My eye was initially drawn to a piece that Penter posted about Joe Henry's thoughts on songwriting, particularly in reference to Solomon Burke for whom he produced the fine album 'Don't Give Up on Me' in 2002.
I hope that Colin doesn't mind (I'll remove it if he does) but I've lifted much of that piece for you to read below.
See Colin's excellent piece in situ here:
Henry writes beautifully and movingly of Solomon Burke, but it is the insight he provides into the wonderous craft of creating and delivering a song that is most intriguing. Henry writes how Solomon Burke was able to interpret and deliver one of his songs in a way that enscapulated precisely what he intended as a songwriter, but in a way that was different to the lyrical content of the song. Of Solomon Burke's interpretation of his song Flesh and Blood Henry writes:
"As a lyric oriented songwriter, it is worth noting that the track taught me a lasting lesson about the power of vocal delivery to impart not just emphasis and texture but meaning."

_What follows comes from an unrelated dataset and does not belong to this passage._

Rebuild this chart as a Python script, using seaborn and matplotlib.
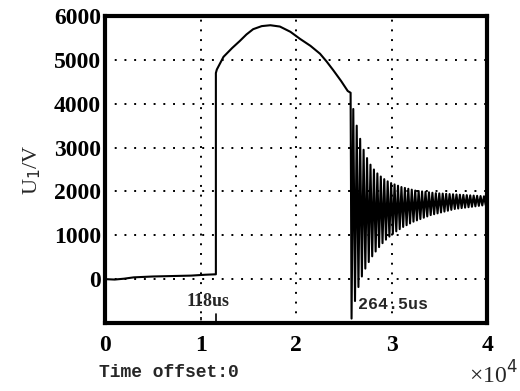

"He bore down on those four words again and again and by force squared them with my intention and made them mean exactly what I'd meant, and the exact opposite of what he'd literally sung....And I started in that day to think differently, in a veryconcious way how a lyric released to the air is different from the written word"
The game of language- the physical sounds of words, how they couple and disperse- is what inevitably leads me to meaning......... Songs are, indeed deliberate inventions that we are frequently wont to adopt as gospel; and I am timid to explain mine, probably because they leave me at a loss. I know they Mean, I just don't always know what they mean.
Songwriting for me has absolutely nothing to do with self expression and everything to do with discovery. I write to find out what I am writing about. I may, after the fact, discover that something personal and known to me has indeed been expressed but the desire to do such is not what propels me forward, nor would personal fact, inadvertently revealed ever be part of what might make a song successful in my estimation.